AMC Entertainment Holdings Inc. experienced a significant decline of 13.4% in premarket trading on Thursday following the announcement that the movie theater chain, famously associated with the meme stock phenomenon, intends to sell up to $250 million worth of its stock.
This decision, disclosed through a filing, underscores the company's strategy to reinforce its liquidity position. AMC plans to allocate the proceeds towards various objectives, including bolstering liquidity, settling, refinancing, redeeming, or repurchasing existing debts, and supporting general corporate initiatives.

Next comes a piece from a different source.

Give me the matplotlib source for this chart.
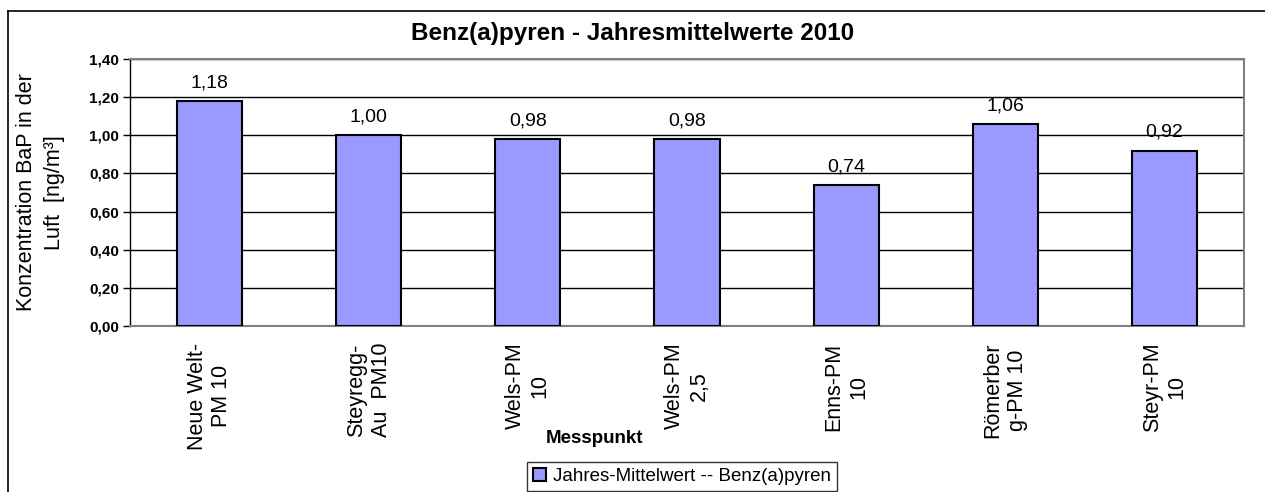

In explaining the rationale behind the offering, AMC cited several factors, including the subdued performance of the box office in the first quarter, which can be attributed in part to the repercussions of the Writers Guild of America strike and the Screen Actors Guild-American Federation of Television and Radio Artists strike that transpired in 2023. Additionally, increased seasonal working capital requirements and the resultant cash burn have necessitated this move.
Earlier this week, Adam Aron, CEO of AMC, acknowledged the challenging landscape for the company in the first part of 2024, referring to it as "a slog." He pointed to the lingering effects of the Hollywood writers' and actors' strikes from the previous year, which delayed movie releases scheduled for early 2024.
In a statement made on X (formerly known as Twitter), Aron emphasized the critical importance of liquidity, underscoring it as the key to AMC's resilience during turbulent times. He highlighted the company's prudent approach in maintaining a robust cash position, which has been instrumental in navigating through challenging periods.
Aron reiterated AMC's commitment to extending debt maturities and ensuring sufficient cash reserves during the recent earnings call. He highlighted the success of previous initiatives, such as the conversion of AMC Preferred Equity Units into common stock in August 2023, which contributed to bolstering the company's financial standing.
As of the end of 2023, AMC reported total cash and cash equivalents of $884.3 million, reflecting an increase from $631.5 million at the end of 2022. Concurrently, the company's total debt, including finance leases, decreased to approximately $4.56 billion from $5.01 billion over the same period.
In December, AMC conducted an at-the-market equity offering, raising approximately $350 million as part of its ongoing efforts to alleviate its debt burden.
While AMC shares saw their most substantial daily percentage gain in a month on Wednesday, the stock has experienced a downward trend in recent months. Year-to-date, AMC shares have declined by 29.1%, in contrast to the 10% gain observed in the S&P 500 index.